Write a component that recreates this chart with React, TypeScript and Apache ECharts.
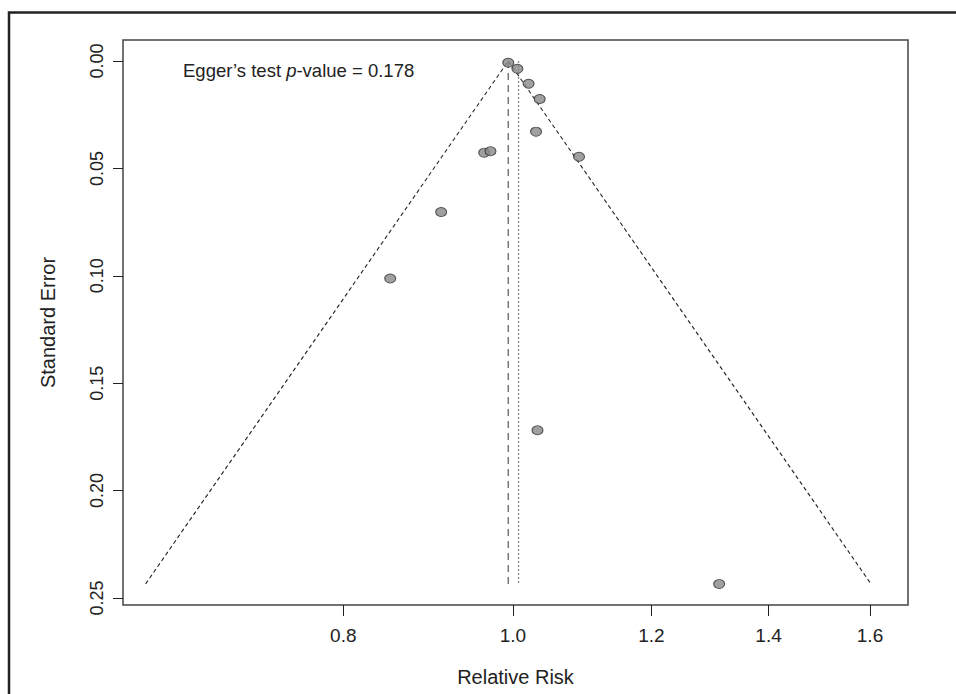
import React, { useEffect, useRef } from "react";
import * as echarts from "echarts";

// Study estimates (relative risk) and their standard errors
const studyRR = [0.994, 1.006, 1.021, 1.036, 1.031, 0.963, 0.971, 1.091, 0.91, 0.851, 1.033, 1.312];
const studySE = [0.0008, 0.0036, 0.0106, 0.0177, 0.0329, 0.0427, 0.042, 0.0446, 0.0703, 0.1013, 0.1719, 0.2435];
// Summary estimate (dashed line, funnel apex) and the dotted reference line
const pooledRR = 0.994;
const dottedRR = 1.0075;
const xTickValues = [0.8, 1.0, 1.2, 1.4, 1.6];
const yTickValues = [0, 0.05, 0.1, 0.15, 0.2, 0.25];
const eggerPValue = "0.178";

const FONT = "Liberation Sans, Arial, sans-serif";

export default function App() {
  const ref = useRef<HTMLDivElement>(null);

  useEffect(() => {
    if (!ref.current) return;
    const chart = echarts.init(ref.current, undefined, { renderer: "svg" });
    const lp = Math.log(pooledRR);
    const ld = Math.log(dottedRR);
    const maxSE = Math.max(...studySE);
    const funnel = [
      [lp - 1.96 * maxSE, maxSE],
      [lp, 0],
      [lp + 1.96 * maxSE, maxSE],
    ];
    const points = studyRR.map((rr, i) => [Math.log(rr), studySE[i]]);

    chart.setOption({
      animation: false,
      backgroundColor: "#ffffff",
      grid: {
        left: 123,
        right: 48,
        top: 40,
        bottom: 89,
        show: true,
        borderColor: "#444",
        borderWidth: 1.5,
        containLabel: false,
      },
      xAxis: {
        type: "value",
        min: -0.513,
        max: 0.52,
        name: "Relative Risk",
        nameLocation: "middle",
        nameGap: 62,
        nameTextStyle: { fontFamily: FONT, fontSize: 20, color: "#222" },
        axisLine: { show: false, onZero: false },
        splitLine: { show: false },
        axisTick: {
          show: true,
          length: 11,
          customValues: xTickValues.map((v) => Math.log(v)),
          lineStyle: { color: "#222", width: 1 },
        },
        axisLabel: {
          customValues: xTickValues.map((v) => Math.log(v)),
          formatter: (v: number) => Math.exp(v).toFixed(1),
          fontFamily: FONT,
          fontSize: 19,
          color: "#222",
          margin: 21,
        },
      },
      yAxis: {
        type: "value",
        inverse: true,
        min: -0.00978,
        max: 0.2533,
        name: "Standard Error",
        nameLocation: "middle",
        nameRotate: 90,
        nameGap: 65,
        nameTextStyle: { fontFamily: FONT, fontSize: 20, color: "#222" },
        axisLine: { show: false, onZero: false },
        splitLine: { show: false },
        axisTick: {
          show: true,
          length: 10,
          customValues: yTickValues,
          lineStyle: { color: "#222", width: 1 },
        },
        axisLabel: {
          customValues: yTickValues,
          formatter: (v: number) => v.toFixed(2),
          rotate: 90,
          fontFamily: FONT,
          fontSize: 18,
          color: "#222",
          margin: 17,
        },
      },
      graphic: [
        {
          type: "rect",
          shape: { x: 9, y: 12.5, width: 1200, height: 1000 },
          style: { fill: "none", stroke: "#222", lineWidth: 2.5 },
          silent: true,
        },
        {
          type: "text",
          left: 183,
          top: 61,
          style: {
            text: "Egger’s test {i|p}-value = " + eggerPValue,
            fontFamily: FONT,
            fontSize: 18.5,
            fill: "#222",
            rich: {
              i: { fontFamily: FONT, fontSize: 18.5, fontStyle: "italic", fill: "#222" },
            },
          },
        },
      ],
      series: [
        {
          type: "line",
          data: funnel,
          symbol: "none",
          lineStyle: { color: "#222", width: 1.1, type: [4, 3] },
          silent: true,
          z: 2,
        },
        {
          type: "line",
          data: [
            [lp, 0],
            [lp, maxSE],
          ],
          symbol: "none",
          lineStyle: { color: "#666", width: 1.3, type: [7, 5] },
          silent: true,
          z: 2,
        },
        {
          type: "line",
          data: [
            [ld, 0],
            [ld, maxSE],
          ],
          symbol: "none",
          lineStyle: { color: "#888", width: 1.3, type: [2, 2] },
          silent: true,
          z: 2,
        },
        {
          type: "scatter",
          data: points,
          symbol: "circle",
          symbolSize: [11, 9],
          itemStyle: { color: "#888888", borderColor: "#333", borderWidth: 1 },
          z: 3,
        },
      ],
    });
    return () => chart.dispose();
  }, []);

  return <div ref={ref} style={{ width: 956, height: 694, position: "absolute", left: 0, top: 0 }} />;
}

§ Your instructions: In the listing above, find the lines holding the word "React" and copy them.

§ Answer for the task:
Write a component that recreates this chart with React, TypeScript and Apache ECharts.
import React, { useEffect, useRef } from "react";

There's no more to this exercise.